A New Look at Atopic Dermatitis Management: Fresh Approaches for Primary Care - Episode 4
A panelist discusses how structured assessment tools like the itch Numeric Rating Scale, combined with a flexible, patient-centered approach to topical therapies—including both traditional steroids and newer non-steroidal agents—can improve atopic dermatitis management in primary care by enhancing treatment tracking, patient education, and access to appropriate care.
The speaker begins by stressing the importance of structured assessment in managing atopic dermatitis (AD), based on their own shift toward using patient-reported outcomes like the Numerical Rating Scale for itch. Even a simple tool like this, used consistently, can enhance treatment tracking, improve patient communication, and justify medication access or referrals. Quality of life (QOL) is another major consideration—though more severe AD correlates with greater QOL impact, even mild disease can be disruptive. When deciding on treatment, clinicians must consider effectiveness, safety, patient preference, and cost, all of which vary depending on the health care setting and individual patient context.
Treatment guidelines from the American Academy of Dermatology support the use of both older and newer topical agents. Topical corticosteroids remain the mainstay but should not be used indefinitely on the same areas due to risk of skin thinning. The speaker criticizes the standard electronic health record instructions—"use for 2 weeks and stop”—as overly simplistic and potentially misleading. Instead, they recommend educating patients about rotating application sites and considering steroid-sparing options for chronic problem areas. These include nonsteroidal topicals such as calcineurin inhibitors (tacrolimus and pimecrolimus), PDE4 inhibitors (crisaborole and roflumilast), the aryl hydrocarbon receptor agonist tapinarof, and the topical Janus kinase inhibitor ruxolitinib, though the latter carries boxed warnings.

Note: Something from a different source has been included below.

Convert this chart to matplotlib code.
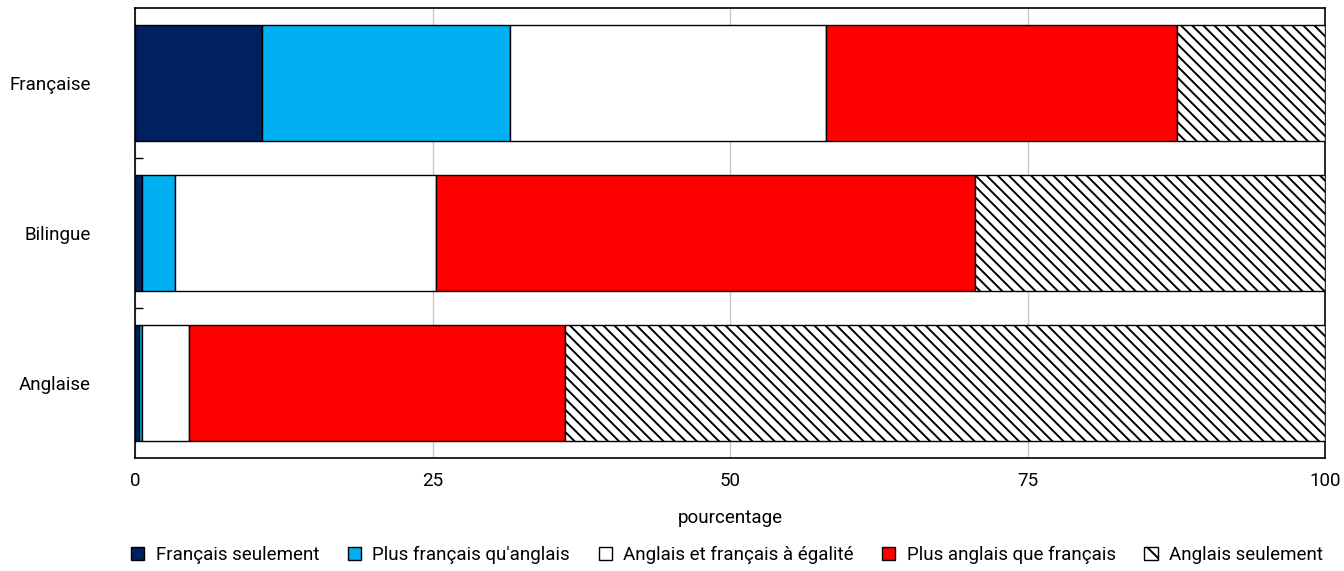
import matplotlib
matplotlib.use("Agg")
import matplotlib.pyplot as plt
from matplotlib.patches import Patch
import numpy as np

plt.rcParams['font.family'] = ['Roboto', 'DejaVu Sans']
plt.rcParams['hatch.linewidth'] = 1.4

categories = ["Française", "Bilingue", "Anglaise"]
series = ["Français seulement", "Plus français qu'anglais", "Anglais et français à égalité",
          "Plus anglais que français", "Anglais seulement"]
francais_seulement = [10.7, 0.6, 0.3]
plus_francais = [20.8, 2.8, 0.25]
egalite = [26.6, 21.9, 3.95]
plus_anglais = [29.5, 45.3, 31.6]
anglais_seulement = [12.4, 29.4, 63.9]
xticks = [0, 25, 50, 75, 100]

values = [francais_seulement, plus_francais, egalite, plus_anglais, anglais_seulement]
colors = ["#002060", "#00B0F0", "#FFFFFF", "#FF0000", "#FFFFFF"]
hatches = [None, None, None, None, "\\\\\\"]

fig = plt.figure(figsize=(13.44, 5.71), dpi=100)
ax = fig.add_axes([135/1344, 1-458/571, 1190/1344, 450/571])

y = np.arange(len(categories))
left = np.zeros(len(categories))
handles = []
for vals, col, h, name in zip(values, colors, hatches, series):
    ax.barh(y, vals, left=left, height=0.77, color=col, edgecolor="black",
            linewidth=1.0, hatch=h, zorder=3)
    left += np.array(vals)
    handles.append(Patch(facecolor=col, edgecolor="black", hatch=("\\" if h else None),
                         linewidth=1.0, label=name))

ax.set_xlim(0, 100)
ax.set_ylim(len(categories)-0.5, -0.5)
ax.set_xticks(xticks)
ax.set_xticklabels([str(t) for t in xticks], fontsize=13.5)
ax.set_yticks(y)
ax.set_yticklabels(categories, fontsize=13.5)
ax.tick_params(axis='y', length=0, pad=32)
ax.set_yticks([0.5, 1.5], minor=True)
ax.tick_params(axis='y', which='minor', direction='in', length=6, width=1)
ax.tick_params(axis='x', length=0, pad=10)
ax.grid(axis='x', color="#c8c8c8", linewidth=1, zorder=0)
for s in ax.spines.values():
    s.set_color("black")
    s.set_linewidth(1.2)
ax.set_xlabel("pourcentage", fontsize=13.5, labelpad=14)

leg = fig.legend(handles=handles, loc="lower left", bbox_to_anchor=(120/1344, -0.008, 1214/1344, 0.07),
                 mode="expand", ncol=5, frameon=False, fontsize=13.5, handlelength=0.7,
                 handleheight=0.7, handletextpad=0.6, borderaxespad=0.2)

fig.savefig("out.png", dpi=100)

Polling data from the audience shows that most still rely on topical steroids as the initial treatment, which the speaker acknowledges is practical due to familiarity and cost—but they express hope that as newer agents become more affordable, clinicians will increasingly shift away from steroids. In subsequent treatment steps, providers take a range of approaches: Some escalate to nonsteroidal topicals, others try a different steroid, some refer to dermatology, and a few move to systemics. The speaker encourages confidence in trying newer agents and affirms that primary care providers are fully capable of prescribing these nonsteroidals. For those who prefer to refer, that’s fine too, but the key is having a flexible, informed, and patient-centered approach.